Break it by breaking it down
Over the past few days, I’ve been immersed in drawing realistic heads—revisiting the Loomis method, doing breakdowns, and watching a ton of drawing content. Solid stuff. But I hit a weird wall.
Every time I started sketching, I couldn’t not practice. My brain kept defaulting to anatomy drills. The results were fine, but they felt rigid. Repetitive. Boring, even.
So I tried breaking the pattern.
I remembered a visual prompt I’d seen a few months back: start with abstract shapes in bold colors, then add black lines to define whatever details you see inside them.
I figured this could work nicely for heads too. After all, most heads are just made up of a sphere, a cylinder, and if you’re feeling a bit weird, a plate-like form.
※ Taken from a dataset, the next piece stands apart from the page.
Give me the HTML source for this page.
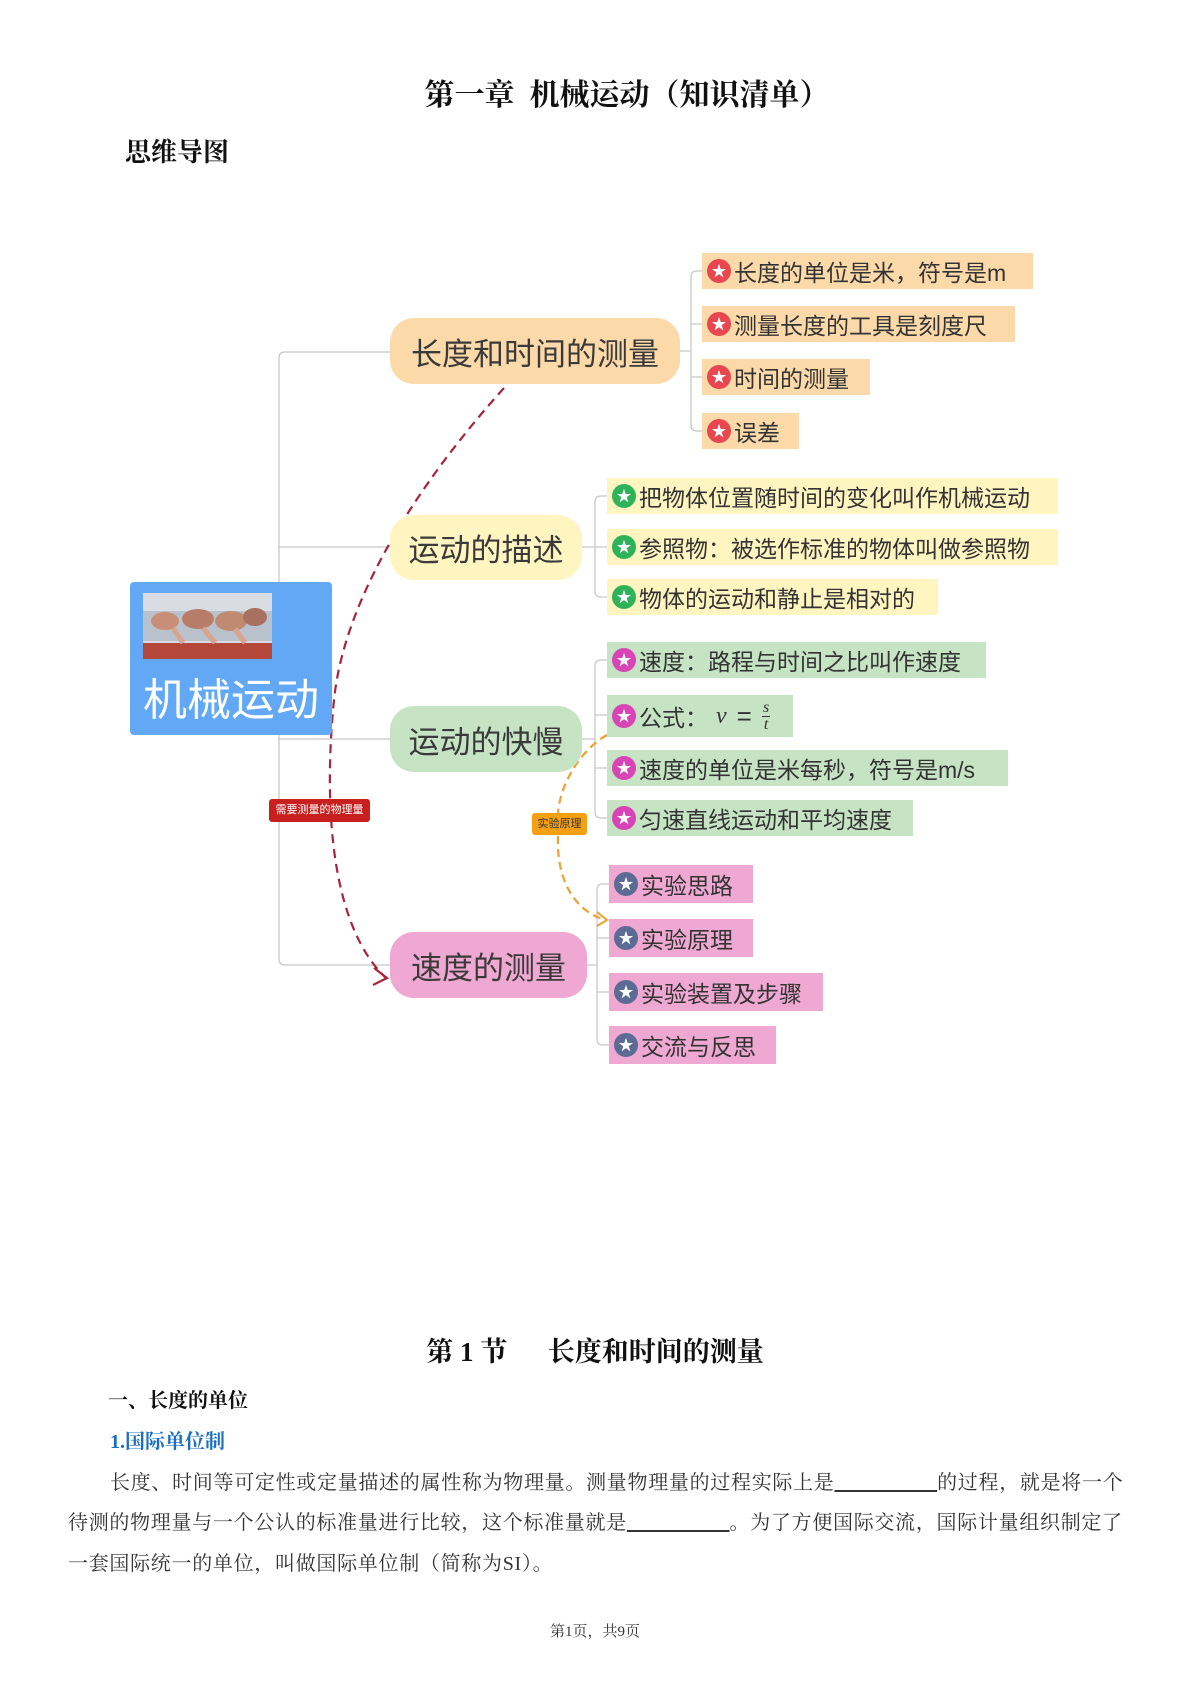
<!DOCTYPE html>
<html><head><meta charset="utf-8">
<style>
body{margin:0;width:1190px;height:1682px;background:#fff;position:relative;overflow:hidden;font-family:"Liberation Sans","Noto Sans CJK SC",sans-serif;}
.a{position:absolute;white-space:nowrap;}
.serif{font-family:"Liberation Serif","Noto Serif CJK SC",serif;}
.node{position:absolute;border-radius:24px;color:#3a3a3a;font-size:31px;display:flex;align-items:center;justify-content:center;}
.leaf{position:absolute;height:36px;font-size:23px;color:#333;display:flex;align-items:center;}
.ic{width:24px;height:24px;border-radius:50%;margin:0 3px 0 5px;display:flex;align-items:center;justify-content:center;color:#fff;font-size:15px;line-height:1;flex:none;}
.o{background:#fcd9a8}.y{background:#fff5c0}.g{background:#c6e4c4}.p{background:#eea8d2}
.io{background:#e8474f}.iy{background:#2fb35a}.ig{background:#d843b5}.ip{background:#5b6b93}
.para{position:absolute;font-size:20px;letter-spacing:0.7px;color:#333;font-family:"Liberation Serif","Noto Serif CJK SC",serif;white-space:nowrap;}
</style></head><body>
<div class="a serif" style="left:0;width:1254px;text-align:center;top:70px;font-size:30px;font-weight:bold;color:#111;">第一章&nbsp; 机械运动（知识清单）</div>
<div class="a serif" style="left:125px;top:132px;font-size:26px;font-weight:bold;color:#111;">思维导图</div>

<svg class="a" style="left:0;top:0" width="1190" height="1100">
<g fill="none" stroke="#c8c8c8" stroke-width="1.3">
<path d="M390,352 H285 Q279,352 279,358 V959 Q279,965 285,965 H390"/>
<path d="M279,547 H390 M279,739 H390"/>
<path d="M680,351 H691 M697,271 Q691,271 691,277 V425 Q691,431 697,431 H702 M697,271 H702 M691,324 H702 M691,377 H702"/>
<path d="M582,547 H595 M601,496 Q595,496 595,502 V591 Q595,597 601,597 H607 M601,496 H607 M595,547 H607"/>
<path d="M582,739 H595 M601,660 Q595,660 595,666 V812 Q595,818 601,818 H607 M601,660 H607 M595,715 H607 M595,768 H607"/>
<path d="M587,965 H597 M603,884 Q597,884 597,890 V1039 Q597,1045 603,1045 H609 M603,884 H609 M597,938 H609 M597,992 H609"/>
</g>
<path d="M504,388 C430,470 345,590 334,700 C322,820 335,930 386,978" fill="none" stroke="#a8243a" stroke-width="2.2" stroke-dasharray="9,6"/>
<path d="M374,968 L387,978 L373,985" fill="none" stroke="#a8243a" stroke-width="2.2"/>
<path d="M607,735 C580,750 560,785 558,813 M558,836 C556,880 575,912 606,920" fill="none" stroke="#f0a030" stroke-width="2.2" stroke-dasharray="8,5"/>
<path d="M597,912 L607,920 L597,926" fill="none" stroke="#f0a030" stroke-width="2"/>
</svg>

<div class="a" style="left:130px;top:582px;width:202px;height:153px;background:#62a8f5;border-radius:4px;"></div>
<svg class="a" style="left:143px;top:593px" width="129" height="66">
<rect width="129" height="66" fill="#d9dde3"/>
<rect y="18" width="129" height="30" fill="#b9c2cc"/>
<rect y="50" width="129" height="16" fill="#b4473a"/>
<ellipse cx="22" cy="28" rx="14" ry="9" fill="#c98e78"/>
<ellipse cx="55" cy="26" rx="16" ry="10" fill="#b87d68"/>
<ellipse cx="88" cy="28" rx="16" ry="10" fill="#c08a72"/>
<ellipse cx="112" cy="24" rx="12" ry="9" fill="#a8705e"/>
<path d="M30,35 l10,15 M60,35 l12,15 M92,36 l10,14" stroke="#d8a48e" stroke-width="5"/>
</svg>
<div class="a" style="left:130px;width:202px;text-align:center;top:664px;font-size:44px;color:#fff;">机械运动</div>

<div class="node o" style="left:390px;top:318px;width:290px;height:66px;">长度和时间的测量</div>
<div class="node y" style="left:390px;top:515px;width:192px;height:65px;">运动的描述</div>
<div class="node g" style="left:390px;top:706px;width:192px;height:66px;">运动的快慢</div>
<div class="node p" style="left:390px;top:932px;width:197px;height:66px;">速度的测量</div>

<div class="leaf o" style="left:702px;top:253px;width:331px;"><span class="ic io">★</span>长度的单位是米，符号是m</div>
<div class="leaf o" style="left:702px;top:306px;width:313px;"><span class="ic io">★</span>测量长度的工具是刻度尺</div>
<div class="leaf o" style="left:702px;top:359px;width:168px;"><span class="ic io">★</span>时间的测量</div>
<div class="leaf o" style="left:702px;top:413px;width:97px;"><span class="ic io">★</span>误差</div>

<div class="leaf y" style="left:607px;top:478px;width:451px;"><span class="ic iy">★</span>把物体位置随时间的变化叫作机械运动</div>
<div class="leaf y" style="left:607px;top:529px;width:451px;"><span class="ic iy">★</span>参照物：被选作标准的物体叫做参照物</div>
<div class="leaf y" style="left:607px;top:579px;width:331px;"><span class="ic iy">★</span>物体的运动和静止是相对的</div>

<div class="leaf g" style="left:607px;top:642px;width:379px;"><span class="ic ig">★</span>速度：路程与时间之比叫作速度</div>
<div class="leaf g" style="left:607px;top:695px;width:186px;height:42px;"><span class="ic ig">★</span>公式：<span class="serif" style="font-style:italic;margin-left:8px;font-size:24px;">v</span><span style="margin:0 10px;font-size:26px;">=</span><span class="serif" style="display:inline-flex;flex-direction:column;align-items:center;font-size:16px;font-style:italic;line-height:16px;"><span>s</span><span style="border-top:1px solid #333;padding:0 2px;">t</span></span></div>
<div class="leaf g" style="left:607px;top:750px;width:401px;"><span class="ic ig">★</span>速度的单位是米每秒，符号是m/s</div>
<div class="leaf g" style="left:607px;top:800px;width:306px;"><span class="ic ig">★</span>匀速直线运动和平均速度</div>

<div class="leaf p" style="left:609px;top:865px;width:144px;height:38px;"><span class="ic ip">★</span>实验思路</div>
<div class="leaf p" style="left:609px;top:919px;width:144px;height:38px;"><span class="ic ip">★</span>实验原理</div>
<div class="leaf p" style="left:609px;top:973px;width:214px;height:38px;"><span class="ic ip">★</span>实验装置及步骤</div>
<div class="leaf p" style="left:609px;top:1026px;width:167px;height:38px;"><span class="ic ip">★</span>交流与反思</div>

<div class="a" style="left:269px;top:799px;width:101px;height:23px;background:#c8201e;border-radius:3px;color:#fff;font-size:11px;text-align:center;line-height:23px;">需要测量的物理量</div>
<div class="a" style="left:532px;top:813px;width:55px;height:22px;background:#f5a013;border-radius:3px;color:#333;font-size:11px;text-align:center;line-height:22px;">实验原理</div>

<div class="a serif" style="left:0;width:1190px;text-align:center;top:1330px;font-size:27px;font-weight:bold;color:#111;">第 1 节&nbsp;&nbsp;&nbsp;&nbsp;&nbsp; 长度和时间的测量</div>
<div class="a serif" style="left:108px;top:1384px;font-size:20px;font-weight:bold;color:#111;">一、长度的单位</div>
<div class="a serif" style="left:110px;top:1425px;font-size:20px;font-weight:bold;color:#1a6fc0;">1.国际单位制</div>
<div class="para" style="left:110px;top:1466px;">长度、时间等可定性或定量描述的属性称为物理量。测量物理量的过程实际上是<u>&nbsp;&nbsp;&nbsp;&nbsp;&nbsp;&nbsp;&nbsp;&nbsp;&nbsp;&nbsp;&nbsp;&nbsp;&nbsp;&nbsp;&nbsp;&nbsp;&nbsp;&nbsp;</u>的过程，就是将一个</div>
<div class="para" style="left:68px;top:1506px;">待测的物理量与一个公认的标准量进行比较，这个标准量就是<u>&nbsp;&nbsp;&nbsp;&nbsp;&nbsp;&nbsp;&nbsp;&nbsp;&nbsp;&nbsp;&nbsp;&nbsp;&nbsp;&nbsp;&nbsp;&nbsp;&nbsp;&nbsp;</u>。为了方便国际交流，国际计量组织制定了</div>
<div class="para" style="left:68px;top:1547px;">一套国际统一的单位，叫做国际单位制（简称为SI）。</div>
<div class="a serif" style="left:0;width:1190px;text-align:center;top:1620px;font-size:15px;color:#333;">第1页，共9页</div>
</body></html>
I started stacking and stretching these shapes into different combinations and let them evolve into faces. It was such a refreshing way to explore stylization while still staying grounded in anatomy.
Then I noticed something: the three shapes could represent stages of a bouncing ball (neutral, stretched, squashed), aka the very beginning of animation principles. That got me thinking: what if I stacked three bouncing balls on top of each other and animated them reacting to each other in an up-and-down motion?
So I tried it. And when I started wrapping anatomy around those forms, something clicked. They felt like characters, not just studies.
If you’ve been in a similar headspace, overfocused on “getting it right”, try this kind of visual detour. Break it down. Let it be weird. See what happens.